Going into the start of budget season for the SRD, users of the service are looking at a jump from $575 per year for a single dwelling unit to $795 per year. Abram said that although he did everything he could to keep that jump small, the aging plant has faced some costly repairs and a small tax base has had to shoulder much of the costs associated with those repairs.
“I’ve managed to keep the costs as low as possible over the years, and that has now come back to bite us to a degree in that qualified professionals are looking after the system and are requiring that certain things be replaced,” he said.
The system was purchased by the then-Comox Strathcona Regional District, which had more resources available than the current smaller Strathcona Regional District and more taxable residents to help spread the costs of large projects out. Part of those resources included a stockpile of spare parts for water and sewage treatment systems, Abram said, some of which were used by the Quathiaski Cove plant at a low cost. However, since the split of the regional districts in 2008, the focus has been on keeping the plant running at a minimal cost.
“In the meantime, capital infrastructure repairs have mounted over time, and we haven’t really been able to keep up with the needs of the system,” Abram said. “It has basically just been to keep it running, not to improve it, not to replace it, just to keep it running and keep the cost as low as possible. Everybody knows that the users are paying for this, and it’s a very, very hefty cost.”
The facility has seen some expensive repairs in the past year, including a new outfall pipe and other capital improvements to meet current environmental standards.

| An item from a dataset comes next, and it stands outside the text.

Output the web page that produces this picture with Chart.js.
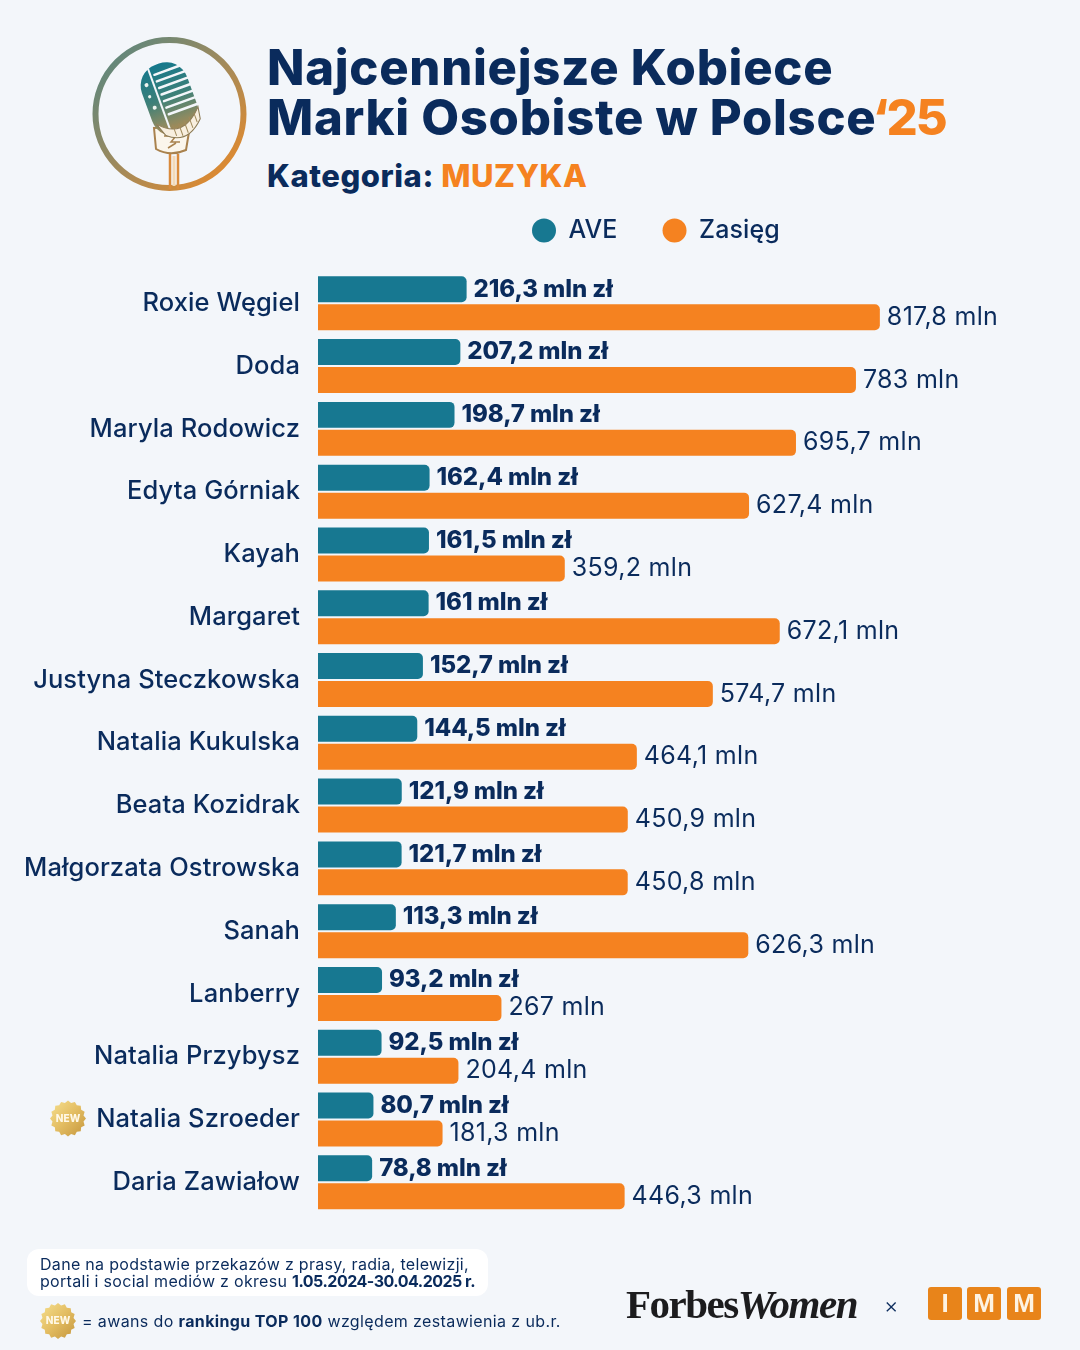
<!DOCTYPE html>
<html lang="pl">
<head>
<meta charset="utf-8">
<title>Najcenniejsze Kobiece Marki Osobiste w Polsce 2025 - Muzyka</title>
<script src="https://cdn.jsdelivr.net/npm/chart.js@4"></script>
<style>
  html, body { margin: 0; padding: 0; background: #f3f6fa; }
  #page { position: relative; width: 1080px; height: 1350px; overflow: hidden; background: #f3f6fa; font-family: Inter, sans-serif; color: #0a2b5c; }
  #page canvas { position: absolute; left: 0; top: 0; }
  .txt { position: absolute; white-space: nowrap; }
  .title { left: 267px; font-size: 49px; font-weight: 800; line-height: 50px; letter-spacing: 0.7px; }
  .title span { letter-spacing: -2px; margin-left: -4px; }
  .orange { color: #f58220; }
  .cat { left: 267px; top: 156px; font-size: 31px; line-height: 40px; font-weight: 800; letter-spacing: 0.55px; }
  #note { position: absolute; left: 27px; top: 1249px; width: 461px; height: 47px; background: #fff; border-radius: 12px; }
  .small { font-size: 16px; line-height: 18px; font-weight: 400; letter-spacing: 0.3px; }
  .small b.date { letter-spacing: -0.5px; }
  .forbes { left: 626px; top: 1282px; font-family: "Liberation Serif", serif; font-size: 41px; line-height: 44px; font-weight: 700; letter-spacing: -1.5px; color: #1c1c1e; }
  .forbes i { font-weight: 700; }
  .imm { position: absolute; top: 1287px; width: 34px; height: 33px; background: #e8841a; border-radius: 3px; color: #fdf3e3; font-family: "Liberation Sans", sans-serif; font-size: 26px; font-weight: 700; line-height: 33px; text-align: center; }
</style>
</head>
<body>
<div id="page">
  <svg style="position:absolute;left:0;top:0" width="300" height="220" viewBox="0 0 300 220">
    <defs>
      <linearGradient id="ring" x1="0" y1="0" x2="1" y2="1">
        <stop offset="0" stop-color="#4f8684"/><stop offset="0.5" stop-color="#a08a5c"/><stop offset="1" stop-color="#f08a24"/>
      </linearGradient>
      <linearGradient id="head" gradientUnits="userSpaceOnUse" x1="0" y1="62" x2="0" y2="140">
        <stop offset="0" stop-color="#14788c"/><stop offset="0.45" stop-color="#3e8078"/><stop offset="0.75" stop-color="#8a8a62"/><stop offset="1" stop-color="#c08a48"/>
      </linearGradient>
    </defs>
    <circle cx="169.5" cy="114" r="74" fill="none" stroke="url(#ring)" stroke-width="6"/>
    <!-- mikrofon -->
    <path d="M170 154 V189 M178 154 V189" stroke="#d98a3c" stroke-width="2.5"/>
    <path d="M174 156 V186" stroke="#f3d9b8" stroke-width="3"/>
    <path d="M154 128 L156 149 Q170 157 186 150 L190 126 Z" fill="#fbf6ec" stroke="#a9824e" stroke-width="2"/>
    <path d="M164 136 h12 l-5 6 h9 M168 148 l8 -5" fill="none" stroke="#a9824e" stroke-width="1.5"/>
    <g transform="rotate(-20 170 100)">
      <rect x="146" y="62" width="48" height="74" rx="22" fill="url(#head)"/>
      <path d="M160 63 V134" stroke="#f3f6fa" stroke-width="2"/>
      <g fill="#eef4ef">
        <circle cx="153" cy="78" r="2"/><circle cx="152" cy="90" r="1.6"/><circle cx="153" cy="102" r="2"/>
      </g>
      <g stroke="#f3f6fa" stroke-width="2.5" stroke-linecap="round">
        <path d="M164 71 H194 M164 78 H197 M164 85 H197 M164 92 H197 M164 99 H197 M164 106 H197 M164 113 H197"/>
      </g>
      <path d="M149 118 Q170 142 194 116 L192 128 Q172 148 154 132 Z" fill="#f8efdf" stroke="#8b7a55" stroke-width="1"/>
      <path d="M164 124 V136 M170 125 V138 M176 124 V137 M182 122 V134 M188 120 V130" stroke="#a08a5c" stroke-width="1"/>
    </g>
  </svg>
  <div class="txt title" style="top:43px">Najcenniejsze Kobiece</div>
  <div class="txt title" style="top:93px">Marki Osobiste w Polsce<span class="orange">‘25</span></div>
  <div class="txt cat">Kategoria: <span class="orange">MUZYKA</span></div>

  <div id="note"></div>
  <canvas id="chart_cv" width="1080" height="1350"></canvas>
  <div class="txt small" style="left:40px;top:1255px">Dane na podstawie przekazów z prasy, radia, telewizji,</div>
  <div class="txt small" style="left:40px;top:1272px">portali i social mediów z okresu <b class="date">1.05.2024-30.04.2025 r.</b></div>
  <div class="txt small" style="left:82px;top:1312px;letter-spacing:0.37px">= awans do <b>rankingu TOP 100</b> względem zestawienia z ub.r.</div>
  <div class="txt forbes">Forbes<i>Women</i></div>
  <div class="txt" style="left:884px;top:1293px;font-size:22px;line-height:24px;font-weight:300">×</div>
  <div class="imm" style="left:928px">I</div>
  <div class="imm" style="left:967px">M</div>
  <div class="imm" style="left:1007px">M</div>
</div>
<script>
// データ
const names = ['Roxie Węgiel', 'Doda', 'Maryla Rodowicz', 'Edyta Górniak', 'Kayah', 'Margaret', 'Justyna Steczkowska', 'Natalia Kukulska', 'Beata Kozidrak', 'Małgorzata Ostrowska', 'Sanah', 'Lanberry', 'Natalia Przybysz', 'Natalia Szroeder', 'Daria Zawiałow'];
const ave = [216.3, 207.2, 198.7, 162.4, 161.5, 161, 152.7, 144.5, 121.9, 121.7, 113.3, 93.2, 92.5, 80.7, 78.8];
const zasieg = [817.8, 783, 695.7, 627.4, 359.2, 672.1, 574.7, 464.1, 450.9, 450.8, 626.3, 267, 204.4, 181.3, 446.3];
const newNames = ['Natalia Szroeder'];

const navy = '#0a2b5c';
const teal = '#177891';
const orange = '#f58220';

Chart.defaults.font.family = 'Inter, sans-serif';

// odznaka NEW
function drawSeal(ctx, x, y, r) {
  const grad = ctx.createLinearGradient(x - r, y - r, x + r, y + r);
  grad.addColorStop(0, '#f6e08f');
  grad.addColorStop(0.5, '#e3bd62');
  grad.addColorStop(1, '#c4953c');
  ctx.save();
  ctx.beginPath();
  for (let i = 0; i < 32; i++) {
    const a = i * Math.PI / 16;
    const rr = i % 2 ? r * 0.88 : r;
    ctx.lineTo(x + Math.cos(a) * rr, y + Math.sin(a) * rr);
  }
  ctx.closePath();
  ctx.fillStyle = grad;
  ctx.fill();
  ctx.fillStyle = '#fff8e6';
  ctx.font = '800 10px Inter, sans-serif';
  ctx.textAlign = 'center';
  ctx.textBaseline = 'middle';
  ctx.fillText('NEW', x, y);
  ctx.restore();
}

// 値ラベル
const valueLabels = {
  id: 'valueLabels',
  afterLayout(chart) {
    // legenda nad wykresem, na prawo od osi
    chart.legend.left = 487;
    chart.legend.top -= 18.9;
  },
  beforeDraw(chart) {
    chart.ctx.letterSpacing = '0.1px';
  },
  afterDatasetsDraw(chart) {
    const ctx = chart.ctx;
    ctx.save();
    ctx.textBaseline = 'middle';
    ctx.textAlign = 'left';
    ctx.fillStyle = navy;
    chart.data.datasets.forEach((ds, d) => {
      chart.getDatasetMeta(d).data.forEach((bar, i) => {
        const txt = String(ds.data[i]).replace('.', ',');
        if (d === 0) {
          ctx.font = '800 24px Inter, sans-serif';
          ctx.letterSpacing = '-0.1px';
          ctx.fillText(txt + ' mln zł', bar.x + 7, bar.y);
        } else {
          ctx.font = '400 25px Inter, sans-serif';
          ctx.letterSpacing = '0.3px';
          ctx.fillText(txt + ' mln', bar.x + 7, bar.y);
        }
      });
    });
    ctx.restore();
    // 新規バッジ
    const yScale = chart.scales.y;
    newNames.forEach(n => drawSeal(ctx, 68, yScale.getPixelForValue(names.indexOf(n)) - 1, 18));
    drawSeal(ctx, 58, 1321, 18);
  }
};

const ctx = document.getElementById('chart_cv');
const chart_cv = new Chart(ctx, {
  type: 'bar',
  plugins: [valueLabels],
  data: {
    labels: names,
    datasets: [
      { label: 'AVE', data: ave, backgroundColor: teal },
      { label: 'Zasięg', data: zasieg, backgroundColor: orange }
    ]
  },
  options: {
    indexAxis: 'y',
    responsive: false,
    animation: false,
    layout: { padding: { top: 191.9, left: 0, right: 20, bottom: 136.3 } },
    datasets: {
      bar: {
        categoryPercentage: 0.891,
        barPercentage: 0.929,
        borderRadius: { topLeft: 0, bottomLeft: 0, topRight: 5, bottomRight: 5 },
        borderSkipped: false
      }
    },
    scales: {
      x: { display: false, min: 0, max: 1080 },
      y: {
        afterFit(scale) { scale.width = 318; },
        grid: { display: false, drawTicks: false },
        border: { display: false },
        ticks: { autoSkip: false, padding: 18, color: navy, font: { size: 25.5, weight: 500 } }
      }
    },
    plugins: {
      tooltip: { enabled: false },
      legend: {
        position: 'top',
        align: 'start',
        labels: {
          usePointStyle: true,
          pointStyle: 'circle',
          boxWidth: 17,
          boxHeight: 17,
          pointStyleWidth: 24,
          padding: 45,
          color: navy,
          font: { size: 25, weight: 500 }
        }
      }
    }
  }
});
</script>
</body>
</html>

“Unfortunately, we haven’t been able to put a big chunk of money every year into reserves. So when something breaks down, we can draw on the reserves. We’ve drawn on reserves to the max, we basically have no reserves,” Abram said.
It is also nearing the end of its life and will require replacement in the near future, something Abram and the SRD staff are working hard to ensure they can afford without going to the users. There are a number of properties in the area which could be added to the tax base, an option Abram said that they are pursuing. However, that would entail adding more density to the island, which would bring a host of other challenges.
The 38 per cent jump won’t be applied to the 2020 tax bill, Abram said. As the regional district goes into their budgetary process, he has asked people to submit their ideas to SRD staff, who he wants to look into every option no matter how unlikely it is that it succeeds.
“I’m sorry that my community has to put up with it and be subjected to it, but I think they need to be talking to our Regional District staff with positive solutions,” Abram said. “They’re the ones that are going to actually implement them.”
The SRD budget is finalized at the end of March, which will include the proposed requisition unless other options are identified.